From the client endpoint's point of view, when it issues a request for a resource which is immediately returned as a cached Exception then, just as when an exception is thrown, it will locally throw the exception causing the catch block to execute. However, with exception caching, the time wasted actually running the code that would have generated the exception is eliminated - this can yield some very extreme efficiencies and offers some elegant system architectural patterns...

System Engineering Opportunity

While you'll no doubt think of scenarios that could take advantage of exception caching, its ironic that the one stand-out situation that really offers huge engineering potential is the caching of externally triggered exceptions (ie the ones we were so worried about all those years ago).

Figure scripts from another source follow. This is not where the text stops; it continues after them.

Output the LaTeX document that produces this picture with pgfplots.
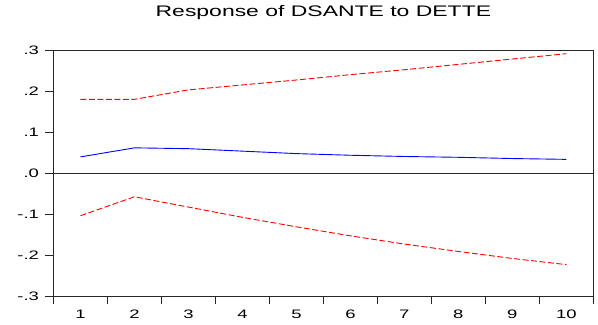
\documentclass[border=0pt]{standalone}
\usepackage{fontspec}
\setmainfont[FakeStretch=1.5]{Liberation Sans}
\usepackage{pgfplots}
\pgfplotsset{compat=1.18}

% impulse response and its +/- 2 S.E. band
\pgfplotstableread{
h   resp   upper   lower
1   0.040  0.180  -0.103
2   0.062  0.180  -0.057
3   0.060  0.203  -0.082
4   0.054  0.215  -0.107
5   0.048  0.227  -0.130
6   0.044  0.240  -0.152
7   0.041  0.252  -0.172
8   0.039  0.265  -0.190
9   0.036  0.278  -0.207
10  0.034  0.291  -0.222
}\irf

\begin{document}
\begin{tikzpicture}
\begin{axis}[
  scale only axis,
  width=539.8pt, height=246.7pt,
  xmin=0.5, xmax=10.5,
  ymin=-0.3, ymax=0.3,
  axis line style={black!85, line width=0.9pt},
  axis x line*=bottom, axis y line*=left,
  tick align=outside,
  xtick={1,2,...,10},
  major x tick style={draw=none},
  minor xtick={0.5,1.5,...,10.5},
  minor tick length=7pt,
  minor x tick style={black!85, line width=0.9pt},
  ytick={-0.3,-0.2,-0.1,0,0.1,0.2,0.3},
  yticklabels={\mbox{-.3},\mbox{-.2},\mbox{-.1},\mbox{.0},\mbox{.1},\mbox{.2},\mbox{.3}},
  major tick length=8pt,
  major y tick style={black!85, line width=0.9pt},
  /pgf/number format/assume math mode=true,
  tick label style={font=\fontsize{12.3}{14}\selectfont, black},
  xticklabel style={yshift=-2pt},
  yticklabel style={anchor=east, xshift=-3pt},
  title={Response of DSANTE to DETTE},
  title style={font=\fontsize{15.3}{18}\selectfont, at={(rel axis cs:0.5,1)}, anchor=base, yshift=27pt},
  clip=false,
]
% box top and right edge
\addplot [black!85, line width=0.9pt, forget plot] coordinates {(0.5,0.3) (10.5,0.3) (10.5,-0.3)};
\addplot [black!85, line width=0.9pt, forget plot] coordinates {(0.5,0) (10.5,0)};
\addplot [red, line width=0.9pt, dash pattern=on 6pt off 2.5pt] table[x=h, y=upper] {\irf};
\addplot [blue, line width=0.9pt] table[x=h, y=resp] {\irf};
\addplot [red, line width=0.9pt, dash pattern=on 6pt off 2.5pt] table[x=h, y=lower] {\irf};
\end{axis}
\path ([xshift=-53.5pt,yshift=-28.3pt]current axis.south west) rectangle ([xshift=4.7pt,yshift=50pt]current axis.north east);
\end{tikzpicture}
\end{document}
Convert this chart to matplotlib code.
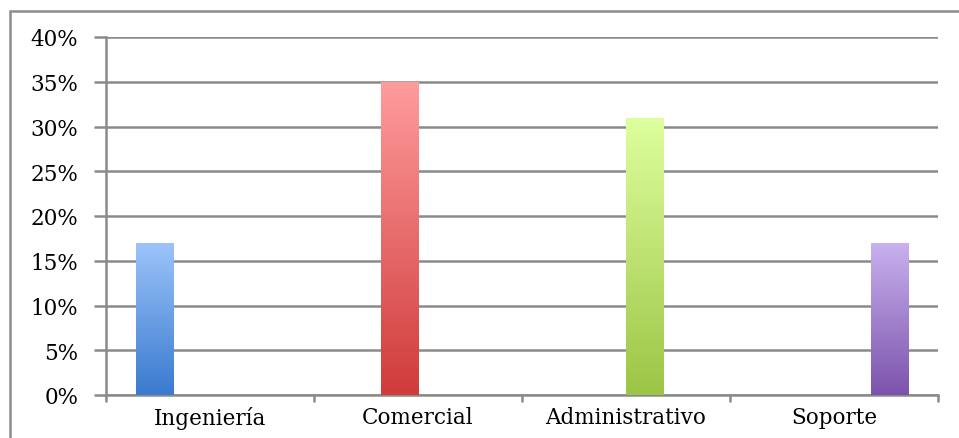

Say for example you have a NetKernel making requests to an overloaded database? If you use the pattern I showed above, catch the immediate exception, then return it as a representation and cache it for some time period - you can politely implement a back-off policy to give the DB some breathing space. Piling in more and more threads to an already overloaded database isn't going to help anyone.

Equally this pattern applies to any client-tier in an architecture - for example gracefully backing off from a web-service that is offline.

Essentially what you are doing with this Exception caching pattern is introducing a Nyquist sampling rate on the external resource. In so doing you are saving huge amounts of time and wasted effort attempting to use external resources which you already know will not be accessible. The additional benefit is that even though the system is not working - the caching is providing a much much more responsive solution which, ultimately, is a better experience for the calling tier.

Distributed Exception Handling

Finally, there is one more important advantage to the NetKernel ROC model of "Exceptions as representation state": When you use the NetKernel Protocol (NKP) which embodies the full ROC abstraction, exceptions can be seamlessly thrown and handled within and between distributed (cloud) architectures.

Distributing your ROC solution makes no difference to your error handling.

Think about that one for a moment...

Then think about this: Since the ROC abstraction is coherent and NKP supports the cache dependency abstraction between servers, you can coherently operate clusters of NetKernels that implement the System Engineering exception caching pattern discussed above.